=== Data lines ===
++++++++++++++++++++
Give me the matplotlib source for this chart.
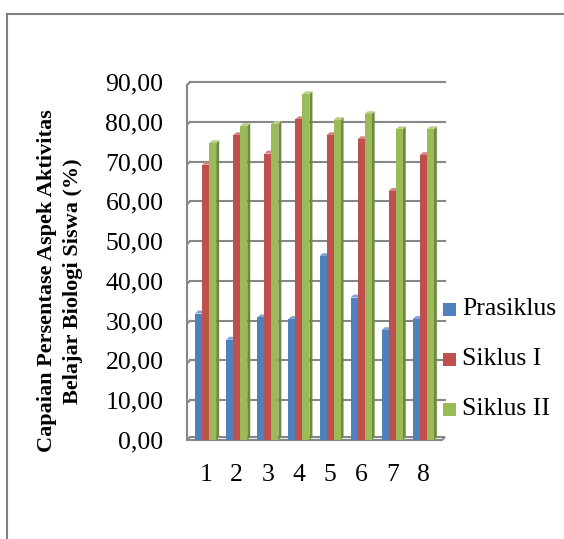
import numpy as np
import matplotlib.pyplot as plt
from matplotlib.patches import Rectangle, Polygon
from matplotlib.lines import Line2D

plt.rcParams['font.family'] = ['Liberation Serif', 'DejaVu Serif']

kategori = ['1', '2', '3', '4', '5', '6', '7', '8']
prasiklus = [31.8, 25.2, 30.8, 30.4, 46.2, 35.8, 27.6, 30.4]
siklus1 = [69.2, 76.6, 72.0, 80.6, 76.6, 75.6, 62.6, 71.6]
siklus2 = [74.6, 78.9, 79.4, 86.9, 80.4, 81.9, 78.1, 78.1]

seri = ['Prasiklus', 'Siklus I', 'Siklus II']
warna = ['#4F81BD', '#C0504D', '#9BBB59']
warna_sisi = ['#3A5F8C', '#8E3B39', '#6F8A3E']
warna_atas = ['#7FA3D2', '#D58482', '#B9D28A']

fig = plt.figure(figsize=(5.64, 5.39), dpi=100)
ax = fig.add_axes([187 / 564, 1 - 440 / 539, 255 / 564, 358 / 539])
ax.set_xlim(0.4, 8.6)
ax.set_ylim(0, 90)

# ukuran efek 3D dalam satuan data
px_x = 8.2 / 255
px_y = 90 / 358
dx, dy = 3 * px_x, 3 * px_y
lebar = 7 * px_x

# garis grid dan dinding kiri
for v in np.arange(10, 91, 10):
    ax.plot([0.4, 0.4 + dx], [v - dy, v], color='#878787', lw=1.5,
            solid_capstyle='round', zorder=1, clip_on=False)
    ax.plot([0.4 + dx, 8.6 + dx], [v, v], color='#878787', lw=1.5,
            zorder=1, clip_on=False)
ax.plot([0.4, 0.4], [0, 90 - dy], color='#878787', lw=1.5, zorder=1,
        clip_on=False)

# lantai
lantai = Polygon([(0.4, 0), (8.6, 0), (8.6 + dx, dy), (0.4 + dx, dy)],
                 closed=True, facecolor='#f4f4f4', edgecolor='#878787',
                 lw=1.5, zorder=1, clip_on=False)
ax.add_patch(lantai)

data = [prasiklus, siklus1, siklus2]
posisi = np.arange(1, len(kategori) + 1)
for i, nilai in enumerate(data):
    for x0, v in zip(posisi, nilai):
        x = x0 - 1.5 * lebar + i * lebar
        ax.add_patch(Polygon([(x + lebar, 0), (x + lebar + dx, dy),
                              (x + lebar + dx, v + dy), (x + lebar, v)],
                             closed=True, facecolor=warna_sisi[i],
                             lw=0, zorder=2 + i))
        ax.add_patch(Polygon([(x, v), (x + dx, v + dy),
                              (x + lebar + dx, v + dy), (x + lebar, v)],
                             closed=True, facecolor=warna_atas[i],
                             lw=0, zorder=2 + i))
        ax.add_patch(Rectangle((x, 0), lebar, v, facecolor=warna[i],
                               lw=0, zorder=2 + i))

for s in ax.spines.values():
    s.set_visible(False)
ax.set_facecolor('none')

ax.set_xticks(posisi)
ax.set_xticklabels(kategori)
ax.set_yticks(np.arange(0, 91, 10))
ax.set_yticklabels([f'{v:.2f}'.replace('.', ',') for v in np.arange(0, 91, 10)])
ax.tick_params(axis='both', length=0, labelsize=18.5)
ax.tick_params(axis='y', pad=17)
ax.tick_params(axis='x', pad=17)

fig.text(0.084, 0.479, 'Capaian Persentase Aspek Aktivitas',
         rotation=90, ha='center', va='center', fontsize=16,
         fontweight='bold')
fig.text(0.129, 0.479, 'Belajar Biologi Siswa (%)',
         rotation=90, ha='center', va='center', fontsize=16,
         fontweight='bold')

# legenda
for i, nama in enumerate(seri):
    yc = 309 + i * 50
    fig.patches.append(Rectangle((443 / 564, 1 - (yc + 6.5) / 539),
                                 13 / 564, 13 / 539, facecolor=warna[i],
                                 lw=0, transform=fig.transFigure))
    fig.text(462 / 564, 1 - yc / 539, nama, ha='left', va='center',
             fontsize=18.5)

# bingkai luar
fig.add_artist(Line2D([7 / 564, 1], [1 - 14 / 539, 1 - 14 / 539],
                      color='#808080', lw=1.5, transform=fig.transFigure))
fig.add_artist(Line2D([7 / 564, 7 / 564], [0, 1 - 14 / 539],
                      color='#808080', lw=1.5, transform=fig.transFigure))

fig.savefig('out.png', dpi=100)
++++++++++++++++++++
=== Exercise requirements ===
Look at the listing and set down only the lines from its start through the line with "lebar = 7 * px_x", word for word and without pictures.

=== Answer to the problem ===
Give me the matplotlib source for this chart.
import numpy as np
import matplotlib.pyplot as plt
from matplotlib.patches import Rectangle, Polygon
from matplotlib.lines import Line2D

plt.rcParams['font.family'] = ['Liberation Serif', 'DejaVu Serif']

kategori = ['1', '2', '3', '4', '5', '6', '7', '8']
prasiklus = [31.8, 25.2, 30.8, 30.4, 46.2, 35.8, 27.6, 30.4]
siklus1 = [69.2, 76.6, 72.0, 80.6, 76.6, 75.6, 62.6, 71.6]
siklus2 = [74.6, 78.9, 79.4, 86.9, 80.4, 81.9, 78.1, 78.1]

seri = ['Prasiklus', 'Siklus I', 'Siklus II']
warna = ['#4F81BD', '#C0504D', '#9BBB59']
warna_sisi = ['#3A5F8C', '#8E3B39', '#6F8A3E']
warna_atas = ['#7FA3D2', '#D58482', '#B9D28A']

fig = plt.figure(figsize=(5.64, 5.39), dpi=100)
ax = fig.add_axes([187 / 564, 1 - 440 / 539, 255 / 564, 358 / 539])
ax.set_xlim(0.4, 8.6)
ax.set_ylim(0, 90)

# ukuran efek 3D dalam satuan data
px_x = 8.2 / 255
px_y = 90 / 358
dx, dy = 3 * px_x, 3 * px_y
lebar = 7 * px_x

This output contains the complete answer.